The following is part one of a series of blog posts on the history of the Mathis family.
Thomas H. Mathis
Thomas Mathis, great-grandfather of Walter Nold Mathis, was born in Stewart County, Tennessee on July 14, 1834 to an agricultural family. At 20 years of age, he moved to Southern Arkansas to attend a school overseen by his cousin, Dr. Josiah Thompson Mathis. A couple of years later, Thomas organized his own school in Warren, Arkansas before attending Bethel College in Mishakawa, Indiana.

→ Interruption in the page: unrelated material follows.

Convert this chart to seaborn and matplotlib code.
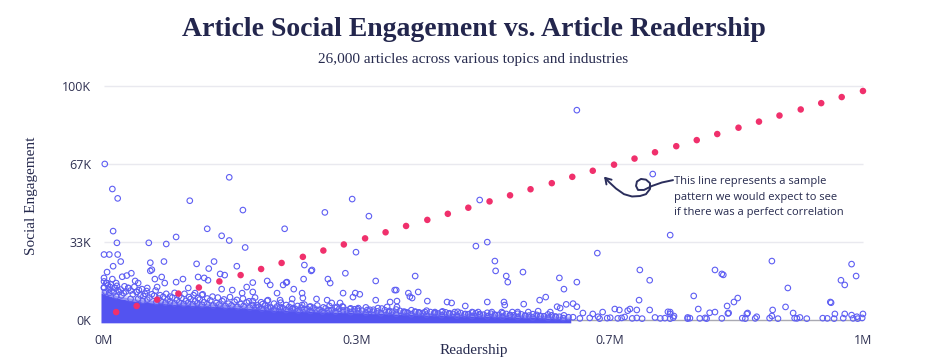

Lured by the prospect of the livestock industry, Thomas moved to Southwest Texas in January, 1859. Together with another cousin, John M. Mathis, he made a moderate profit through the sale of livestock and was well on his way to growing his business until the outbreak of the Civil War. Forced to close his cattle business due to a blockade of Gulf ports imposed by the Union Army, Thomas turned his attention to tobacco. During the Civil War, tobacco was plentiful for men serving on both sides – however, it was very difficult for civilians to obtain and maintain their habit. Thomas was successful in dodging the blockade and importing tobacco from Tennessee and Kentucky thus meeting Texans’ demand for the product. In the fall of 1862, Thomas left his business to join the Confederate Army, serving until the end of the War, after which he returned to the tobacco industry.
In February, 1867, Thomas and John Mathis relocated to Aransas Bay – by joining forces with other local businessmen, the town of Rockport was founded. In their new town, Thomas and John created the firm of J. M. and T. H. Mathis, built a wharf, and chartered a steamboat. This steamboat, the Prince Albert, was the first to enter Aransas Bay for commercial purposes. Only a couple of years later, the Prince Albert was lost at sea – this did not deter the men, however. In August, 1869, the Mathis’s firm convinced the Morgan Lines, the first steamship company in Texas, to run ships out of Rockport. The Morgan Lines had sailed their inaugural vessel, Columbia, in 1837 and had survived the commandeering of their steamships by both armies during the Civil War.
Not only did the Mathis’s firm persuade the Morgan Lines to run ships out of Rockport, they also became agents for the company. This would be a partnership that would take both Thomas and John’s business to bigger and better places for their families and Aransas Bay.